Key for the Federal Reserve will be US consumer prices on Wednesday where economists look for rises of 0.2 per cent in both the headline and core, with the annual core slowing a tick to 3.2 per cent.

“That would likely bolster the Fed’s confidence that disinflation is ongoing, allowing for a rate cut in September, but a core run-rate still above target should also speak against a larger 50bp cut or an intra-meeting cut,” said analysts at Barclays in a note.

“Moreover, we expect a robust 0.8 per cent m/m increase in headline retail sales, pointing to continued resilience in the engine of the economy, the consumer, on the back of solid income and wealth fundamentals.”

As well as July retail sales, there is data on industrial output and housing starts, along with several surveys on regional manufacturing and consumer sentiment.

The futures market implies a 49 per cent chance of the Fed cutting by 50 basis points in September, though that is down from 100 per cent a week ago when Japanese equities went into free fall.

Early Monday, Nikkei futures traded at 35,370 compared to a cash close of 35,025. MSCI’s broadest index of Asia-Pacific shares outside Japan edged up 0.2 per cent.

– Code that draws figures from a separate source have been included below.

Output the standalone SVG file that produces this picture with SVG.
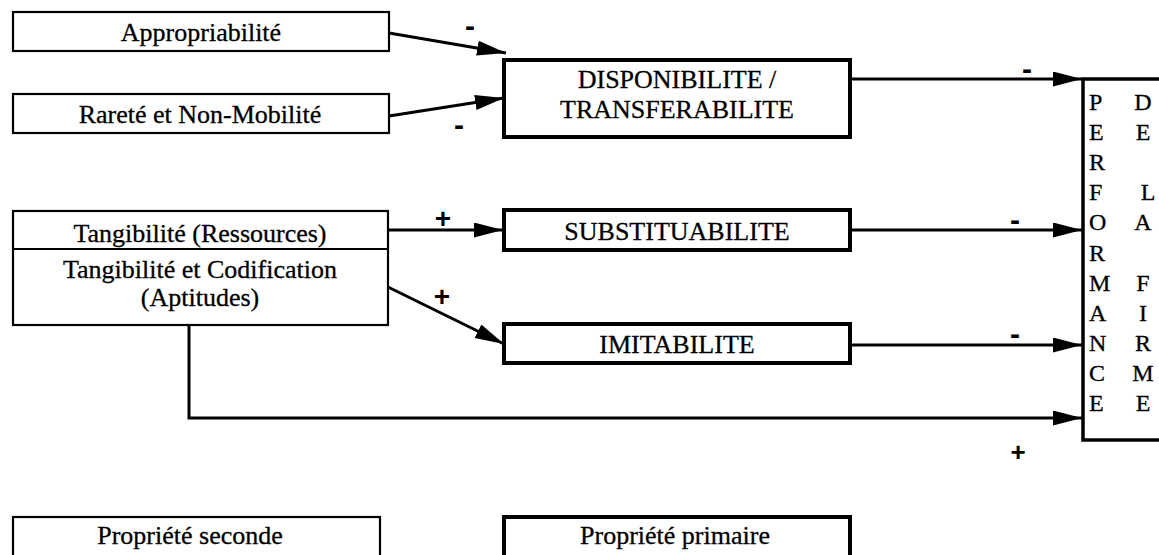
<svg xmlns="http://www.w3.org/2000/svg" width="1159" height="555" viewBox="0 0 1159 555">
  <style>
    .sec { fill: #fff; stroke: #000; stroke-width: 2.2; }
    .pri { fill: #fff; stroke: #000; stroke-width: 4; }
    .lbl { font-family: "Liberation Serif", "Times New Roman", serif; font-size: 26px; fill: #000; stroke: #000; stroke-width: 0.3; text-anchor: middle; }
    .perf { font-family: "Liberation Serif", "Times New Roman", serif; font-size: 24px; fill: #000; stroke: #000; stroke-width: 0.3; }
    .sign { font-family: "Liberation Sans", Arial, sans-serif; font-weight: bold; fill: #000; text-anchor: middle; }
    .conn { fill: none; stroke: #000; stroke-width: 3; marker-end: url(#arr); }
  </style>
  <defs>
    <marker id="arr" markerUnits="userSpaceOnUse" markerWidth="31" markerHeight="16" refX="29" refY="7.5" orient="auto">
      <path d="M0,0 L29,7.5 L0,15 z" fill="#000"/>
    </marker>
  </defs>
  <rect width="1159" height="555" fill="#fff"/>

  <g id="appropriabilite">
    <rect class="sec" x="13" y="12" width="376" height="39"/>
    <text class="lbl" x="201" y="41">Appropriabilité</text>
  </g>
  <g id="rarete">
    <rect class="sec" x="13" y="94" width="376" height="39"/>
    <text class="lbl" x="200" y="123">Rareté et Non-Mobilité</text>
  </g>
  <g id="tangibilite">
    <rect class="sec" x="13" y="211" width="375" height="114"/>
    <line x1="13" y1="249" x2="388" y2="249" stroke="#000" stroke-width="2.2"/>
    <text class="lbl" x="200" y="242">Tangibilité (Ressources)</text>
    <text class="lbl" x="200" y="278">Tangibilité et Codification</text>
    <text class="lbl" x="200" y="306">(Aptitudes)</text>
  </g>
  <g id="disponibilite">
    <rect class="pri" x="504" y="60" width="346" height="77"/>
    <text class="lbl" x="677" y="88">DISPONIBILITE /</text>
    <text class="lbl" x="677" y="118">TRANSFERABILITE</text>
  </g>
  <g id="substituabilite">
    <rect class="pri" x="504" y="210" width="346" height="40"/>
    <text class="lbl" x="677" y="240">SUBSTITUABILITE</text>
  </g>
  <g id="imitabilite">
    <rect class="pri" x="504" y="324" width="346" height="39"/>
    <text class="lbl" x="677" y="353">IMITABILITE</text>
  </g>
  <g id="performance">
    <rect x="1083" y="79" width="90" height="361" fill="#fff" stroke="#000" stroke-width="3.5"/>
    <text class="perf" x="1089" y="110">P</text>
    <text class="perf" x="1089" y="140">E</text>
    <text class="perf" x="1089" y="170">R</text>
    <text class="perf" x="1089" y="200">F</text>
    <text class="perf" x="1089" y="230">O</text>
    <text class="perf" x="1089" y="261">R</text>
    <text class="perf" x="1089" y="291">M</text>
    <text class="perf" x="1089" y="321">A</text>
    <text class="perf" x="1089" y="351">N</text>
    <text class="perf" x="1089" y="381">C</text>
    <text class="perf" x="1089" y="411">E</text>
    <text class="perf" x="1143" y="110" text-anchor="middle">D</text>
    <text class="perf" x="1143" y="140" text-anchor="middle">E</text>
    <text class="perf" x="1148" y="200" text-anchor="middle">L</text>
    <text class="perf" x="1143" y="230" text-anchor="middle">A</text>
    <text class="perf" x="1143" y="291" text-anchor="middle">F</text>
    <text class="perf" x="1143" y="321" text-anchor="middle">I</text>
    <text class="perf" x="1143" y="351" text-anchor="middle">R</text>
    <text class="perf" x="1143" y="381" text-anchor="middle">M</text>
    <text class="perf" x="1143" y="411" text-anchor="middle">E</text>
  </g>
  <g id="legend-seconde">
    <rect class="sec" x="13" y="517" width="367" height="45"/>
    <text class="lbl" x="190" y="544">Propriété seconde</text>
  </g>
  <g id="legend-primaire">
    <rect class="pri" x="504" y="517" width="346" height="45"/>
    <text class="lbl" x="675" y="544">Propriété primaire</text>
  </g>

  <g id="connectors">
    <line class="conn" x1="389" y1="33" x2="506" y2="53"/>
    <line class="conn" x1="389" y1="116" x2="504" y2="98"/>
    <line class="conn" x1="388" y1="230" x2="503" y2="230"/>
    <line class="conn" x1="388" y1="287" x2="504" y2="344"/>
    <line class="conn" x1="852" y1="79" x2="1082" y2="79"/>
    <line class="conn" x1="852" y1="230" x2="1082" y2="230"/>
    <line class="conn" x1="852" y1="345" x2="1082" y2="345"/>
    <polyline class="conn" points="189,325 189,418 1082,418"/>
  </g>

  <g id="signs">
    <text class="sign" x="470" y="36" font-size="30">-</text>
    <text class="sign" x="459" y="135" font-size="30">-</text>
    <text class="sign" x="1027" y="79" font-size="30">-</text>
    <text class="sign" x="1015" y="230" font-size="30">-</text>
    <text class="sign" x="1015" y="344" font-size="30">-</text>
    <text class="sign" x="443" y="228" font-size="28">+</text>
    <text class="sign" x="442" y="306" font-size="28">+</text>
    <text class="sign" x="1018" y="461" font-size="26">+</text>
  </g>
</svg>
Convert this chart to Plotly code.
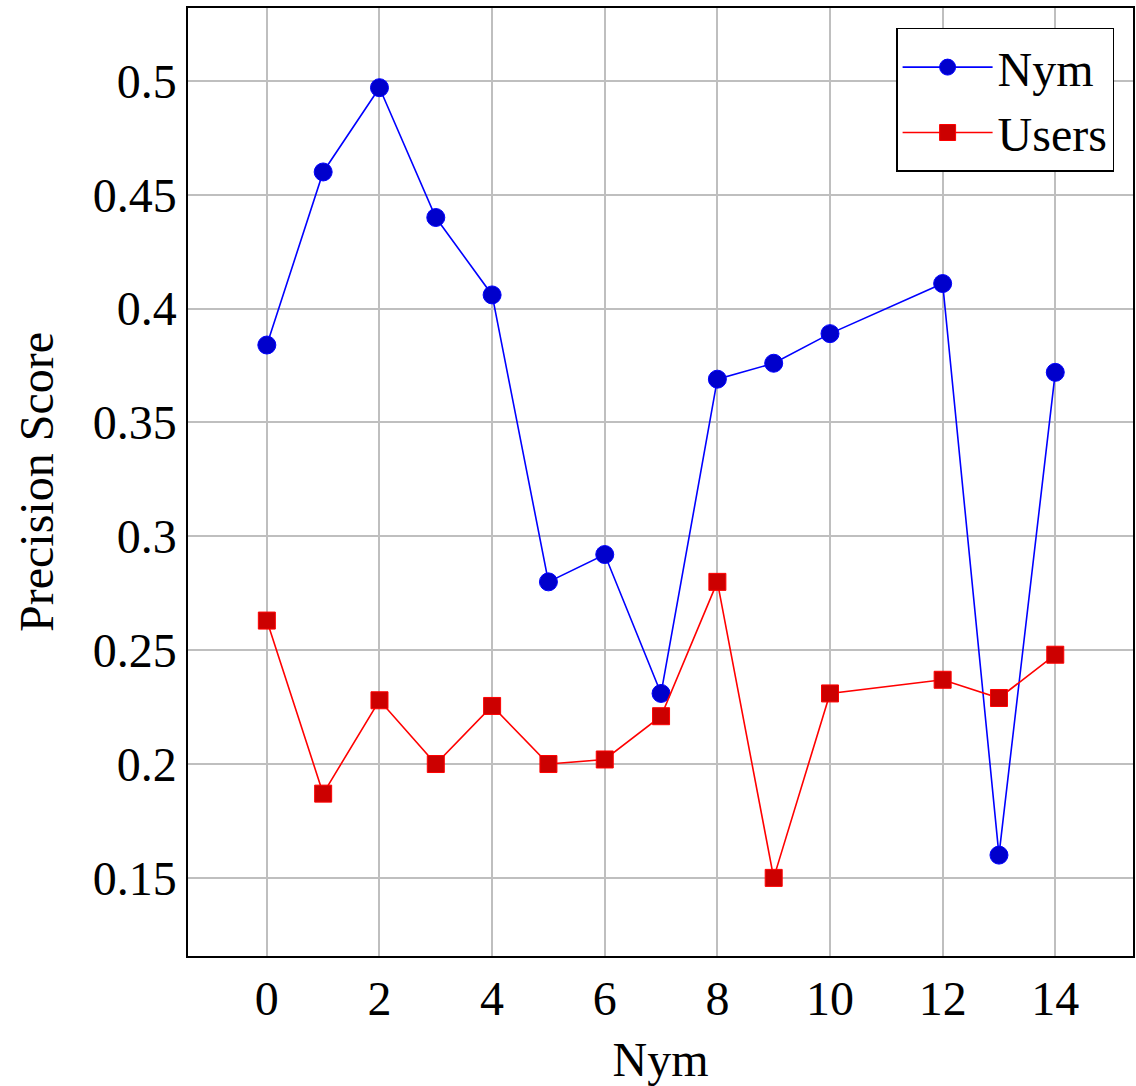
import plotly.graph_objects as go

x_vals = [0, 1, 2, 3, 4, 5, 6, 7, 8, 9, 10, 12, 13, 14]
nym_scores = [0.384, 0.460, 0.497, 0.440, 0.406, 0.280, 0.292, 0.231, 0.369, 0.376, 0.389, 0.411, 0.160, 0.372]
users_scores = [0.263, 0.187, 0.228, 0.200, 0.2255, 0.200, 0.202, 0.221, 0.280, 0.150, 0.231, 0.237, 0.229, 0.248]
x_ticks = [0, 2, 4, 6, 8, 10, 12, 14]
y_ticks = [0.15, 0.2, 0.25, 0.3, 0.35, 0.4, 0.45, 0.5]
y_tick_text = ["0.15", "0.2", "0.25", "0.3", "0.35", "0.4", "0.45", "0.5"]

FONT = "Liberation Serif"

fig = go.Figure()
fig.add_trace(go.Scatter(
    x=x_vals, y=nym_scores, name="Nym", mode="lines+markers",
    line=dict(color="#0000FF", width=1.6),
    marker=dict(symbol="circle", size=18, color="#0000CC", line=dict(color="#0000FF", width=1)),
))
fig.add_trace(go.Scatter(
    x=x_vals, y=users_scores, name="Users", mode="lines+markers",
    line=dict(color="#FF0000", width=1.6),
    marker=dict(symbol="square", size=17, color="#CC0000", line=dict(color="#FF0000", width=1)),
))

axis_common = dict(
    showgrid=True, gridcolor="#BFBFBF", gridwidth=1.5,
    showline=True, linecolor="black", linewidth=1.5, mirror=True,
    zeroline=False, ticks="", tickfont=dict(family=FONT, size=48, color="black"),
)

fig.update_layout(
    width=1136, height=1086,
    margin=dict(l=188, r=1, t=8, b=130),
    paper_bgcolor="white", plot_bgcolor="white",
    font=dict(family=FONT, size=48, color="black"),
    showlegend=True,
    legend=dict(
        x=0.98, y=0.979, xanchor="right", yanchor="top",
        bgcolor="white", bordercolor="black", borderwidth=1.5,
        font=dict(family=FONT, size=48, color="black"),
        itemwidth=90, tracegroupgap=0,
    ),
    xaxis=dict(
        range=[-1.4, 15.38], tickvals=x_ticks,
        title=dict(text="Nym", font=dict(family=FONT, size=48), standoff=20),
        **axis_common,
    ),
    yaxis=dict(
        range=[0.1157, 0.532], tickvals=y_ticks, ticktext=y_tick_text,
        title=dict(text="Precision Score", font=dict(family=FONT, size=48), standoff=24),
        **axis_common,
    ),
)

fig.write_html("out.html")
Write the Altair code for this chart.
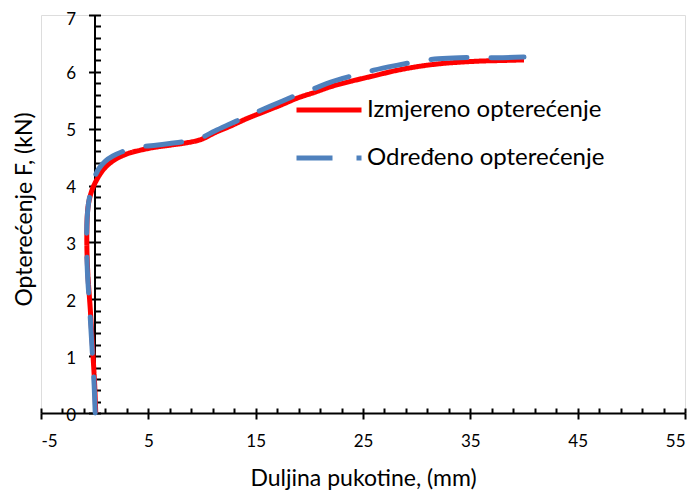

S&P 500 futures and Nasdaq futures were little changed in thin trading. So far, around 91 per cent of the S&P 500 have reported earnings and 78 per cent of those have beaten the Street.

Results from Walmart and Home Depot this week will offer a snapshot on how US consumers are holding up.

China issues figures on retail sales and industrial production on Thursday, which are expected to show the economy continuing to underperform, underlining the need for more stimulus.

In currency markets, the dollar edged up 0.2 per cent to 146.92 yen , and away from last week’s deep low of 141.68, while the euro was steady at $US1.0915 ($A1.6603).

BofA FX strategist Shusuke Yamada thinks the rush to unwind yen carry trades – borrowing at low rates to buy higher yielding assets – has mostly run its course with speculative yen short positions having fallen by 60 per cent.

“Longer-term, structural outflows from corporate foreign direct investment and retail ownership of international equities should drive yen weakness,” he adds, and sees the dollar at 155.00 yen by year-end.

Data from the IMM exchange showed net short positions in dollar/yen were down at 11,354 compared to 184,000 in early July.

In commodity markets, gold held at $US2,420 ($A3,681) an ounce, after dipping slightly last week.

Oil prices inched up, having bounced 3.5 per cent last week as fears of a widening Middle East conflict threatened supplies.

Israeli Defence Minister Yoav Gallant spoke on Sunday with US Defence Secretary Lloyd Austin and told him Iran’s military preparations suggest Iran is getting ready for a large-scale attack on Israel.

Brent gained 5.0 cents to $US79.71 ($A121.25) a barrel, while US crude rose 13 cents to $US76.97 ($A117.08) per barrel.